Nuoro, il giorno dopo la tragedia nel palazzo di via Ichnusa soltanto fiori e silenzio
Pochi commenti anche nella zona di Funtana buddia
Nuoro Alcuni mazzi di fiori adagiati con cura sul marciapiede, poi solo silenzio. Sul luogo del massacro, in via Ichnusa, il giorno dopo la strage l’aria è ferma e non c’è alcuna voglia di sprecare le parole. Il condominio giallo al numero civico 17, dove mercoledì mattina Roberto Gleboni, prima di togliersi la vita, ha ucciso la moglie Giusi Massetti, i figli Martina e Francesco, il vicino di casa Paolo Sanna e ha ferito il figlio 14enne, è blindato. Il cancello è chiuso, le serrande abbassate in tutti gli appartamenti. Una vicina di casa passa ma tira dritto. Poggiati per terra ci sono solo un lumicino acceso e pochi fiori accanto al nastro rosso e bianco degli inquirenti e ai guanti in lattice lasciati sul luogo del delitto dalla scientifica. E tutt’intorno c’è una città completamente sotto choc: che si interroga, vorrebbe trovare risposte immediate ma purtroppo non riesce ad agguantarle.

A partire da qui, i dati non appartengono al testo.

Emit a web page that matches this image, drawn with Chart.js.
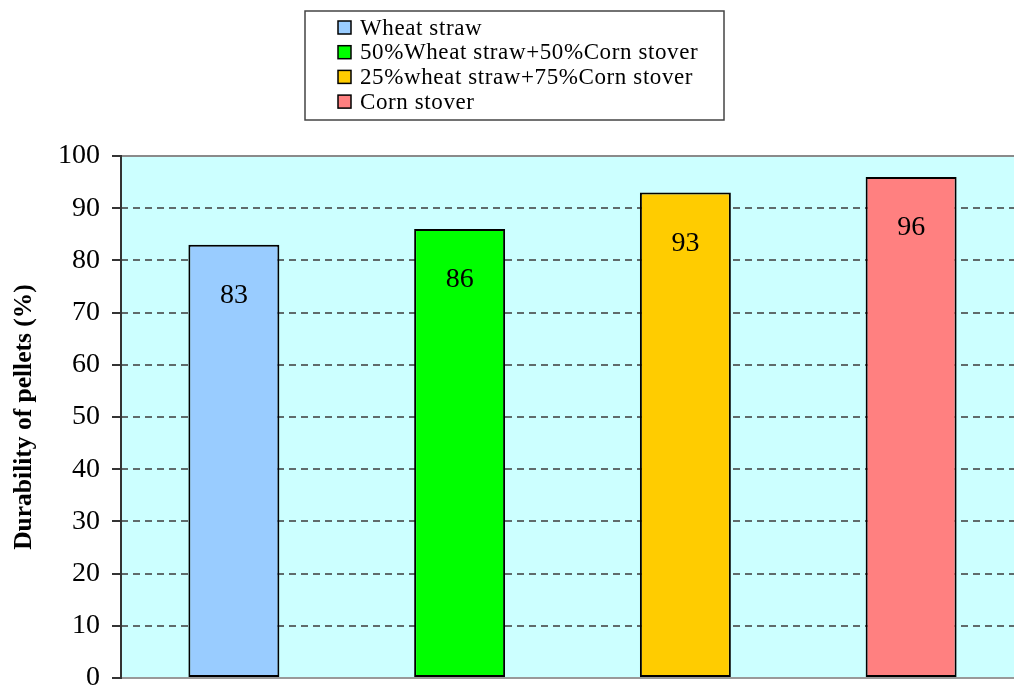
<!DOCTYPE html>
<html>
<head>
<meta charset="utf-8">
<script src="https://cdn.jsdelivr.net/npm/chart.js@4"></script>
<style>
  html, body { margin: 0; padding: 0; background: #fff; overflow: hidden; }
  #wrap { width: 1024px; height: 688px; }
</style>
</head>
<body>
<div id="wrap"><canvas id="c" width="1024" height="688"></canvas></div>
<script>
// Pellet durability by feedstock blend
const categories = [
  'Wheat straw',
  '50%Wheat straw+50%Corn stover',
  '25%wheat straw+75%Corn stover',
  'Corn stover'
];
const durability = [83, 86, 93, 96];
const barColors = ['#99CCFF', '#00FF00', '#FFCC00', '#FF8080'];
const yTicks = [0, 10, 20, 30, 40, 50, 60, 70, 80, 90, 100];
const yTitle = 'Durability of pellets (%)';

const SERIF = '"Liberation Serif", "Times New Roman", serif';

// Plot background and frame lines
const plotFrame = {
  id: 'plotFrame',
  beforeDraw(chart) {
    const { ctx, chartArea: a } = chart;
    ctx.save();
    ctx.fillStyle = '#CCFFFF';
    ctx.fillRect(a.left, a.top, a.right - a.left, a.bottom - a.top);
    ctx.restore();
  },
  beforeDatasetsDraw(chart) {
    const { ctx, chartArea: a } = chart;
    ctx.save();
    ctx.strokeStyle = '#999';
    ctx.lineWidth = 2;
    ctx.beginPath();
    ctx.moveTo(a.left, a.bottom); ctx.lineTo(a.right, a.bottom);
    ctx.stroke();
    ctx.restore();
  },
  afterDatasetsDraw(chart) {
    const { ctx, chartArea: a } = chart;
    ctx.save();
    ctx.strokeStyle = '#8a8a8a';
    ctx.lineWidth = 2;
    ctx.beginPath();
    ctx.moveTo(a.left, a.top); ctx.lineTo(a.right, a.top);
    ctx.stroke();
    ctx.strokeStyle = '#333';
    ctx.beginPath();
    ctx.moveTo(a.left, a.top - 1); ctx.lineTo(a.left, a.bottom + 1);
    ctx.stroke();
    ctx.restore();
  }
};

// Value labels inside the bars
const valueLabels = {
  id: 'valueLabels',
  afterDatasetsDraw(chart) {
    const { ctx } = chart;
    const meta = chart.getDatasetMeta(0);
    ctx.save();
    ctx.font = '28px ' + SERIF;
    ctx.fillStyle = '#000';
    ctx.textAlign = 'center';
    ctx.textBaseline = 'middle';
    meta.data.forEach((bar, i) => {
      ctx.fillText(String(durability[i]), bar.x, bar.y + 51);
    });
    ctx.restore();
  }
};

// Boxed legend listing the blends
const boxLegend = {
  id: 'boxLegend',
  afterDraw(chart) {
    const { ctx } = chart;
    const bx = 305, by = 11, bw = 419, bh = 109;
    ctx.save();
    ctx.fillStyle = '#fff';
    ctx.fillRect(bx, by, bw, bh);
    ctx.strokeStyle = '#444';
    ctx.lineWidth = 1.5;
    ctx.strokeRect(bx, by, bw, bh);
    ctx.font = '23px ' + SERIF;
    ctx.letterSpacing = '0.6px';
    ctx.textBaseline = 'middle';
    ctx.textAlign = 'left';
    categories.forEach((name, i) => {
      const cy = 27.5 + i * 24.7;
      ctx.fillStyle = barColors[i];
      ctx.fillRect(338, cy - 6.5, 13, 13);
      ctx.strokeStyle = '#000';
      ctx.lineWidth = 1.5;
      ctx.strokeRect(338, cy - 6.5, 13, 13);
      ctx.fillStyle = '#000';
      ctx.fillText(name, 360, cy + 1);
    });
    ctx.restore();
  }
};

new Chart(document.getElementById('c'), {
  type: 'bar',
  data: {
    labels: categories,
    datasets: [{
      data: durability,
      backgroundColor: barColors,
      borderColor: '#000',
      borderWidth: 2,
      borderSkipped: false,
      barPercentage: 0.403,
      categoryPercentage: 1
    }]
  },
  options: {
    responsive: false,
    animation: false,
    layout: { padding: { top: 156, bottom: 10, left: 0, right: 0 } },
    plugins: {
      legend: { display: false },
      tooltip: { enabled: false }
    },
    scales: {
      x: {
        display: false,
        offset: true
      },
      y: {
        min: 0,
        max: 100,
        afterFit(scale) {
          scale.width = 121;
          scale.paddingTop = 0;
          scale.paddingBottom = 0;
        },
        afterBuildTicks(scale) { scale.ticks = yTicks.map(v => ({ value: v })); },
        ticks: {
          font: { family: SERIF, size: 28 },
          color: '#000',
          padding: 12
        },
        grid: {
          drawOnChartArea: true,
          tickLength: 9,
          tickColor: '#333',
          tickWidth: 2,
          lineWidth: 2,
          color: (c) => (c.tick && (c.tick.value === 0 || c.tick.value === 100)) ? 'rgba(0,0,0,0)' : '#5f6b6b'
        },
        border: { display: false, dash: [7, 5] },
        title: {
          display: true,
          text: yTitle,
          font: { family: SERIF, size: 25.5, weight: 'bold' },
          color: '#000',
          padding: { top: 9, bottom: 0 }
        }
      }
    }
  },
  plugins: [plotFrame, valueLabels, boxLegend]
});
</script>
</body>
</html>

E anche sull’altro scenario della tragedia di mercoledì mattina, nelle palazzine popolari di via Gonario Pinna, nel rione di Funtana buddia – dove Roberto Gleboni ha sparato alla mamma Maria Riccardi ferendola in modo grave ma per fortuna non letale – ieri mattina sembrava che il tempo si fosse fermato. Rispetto al giorno prima, nelle ore concitate seguite alle morti. Non c’è più lo stuolo di investigatori delle 24 ore precedenti, sono sparite le telecamere e i microfoni.
È stata spostata dagli investigatori pure la Fiat Punto grigio chiaro che Gleboni aveva utilizzato per dirigersi dal suo appartamento, dopo aver sparato alla moglie e ai figli, a quello dell’anziana madre. Un tragitto di pochi minuti durante il quale l’operaio di Forestas ha dimostrato di avere una fretta maledetta. Tanto da lasciare le chiavi dell’auto inserite nel quadro, dopo aver arrestato la corsa della Punto e averla parcheggiata nel cortile della palazzina, in un punto nel quale era difficile vederla dalla strada.
E proprio lì, a pochi metri dalla sua auto, per un singolare gioco del destino, c’è da sempre un murale con un messaggio inquietante, se letto a posteriori: “Sono stato io a fare questo? Sì”. E sì, è stato proprio Gleboni a farlo. A pochi metri di distanza dal cortile, dal murale e dal parcheggio dell’auto, ieri mattina si intravedeva anche una residente dai capelli bianchi e corti che teneva un sacchetto in mano e si avvicinava con decisione al portone del numero 5: quello dove mercoledì mattina Gleboni è entrato per poi salire al terzo piano e all’appartamento della madre. «Sto andando a far visita a una vicina che ha soccorso Maria ieri – racconta la donna – perché ho saputo che poi è stata male e mi è dispiaciuto tanto. Qui siamo tutti scossi e non so quando ci riprenderemo», ha concluso l’anziana.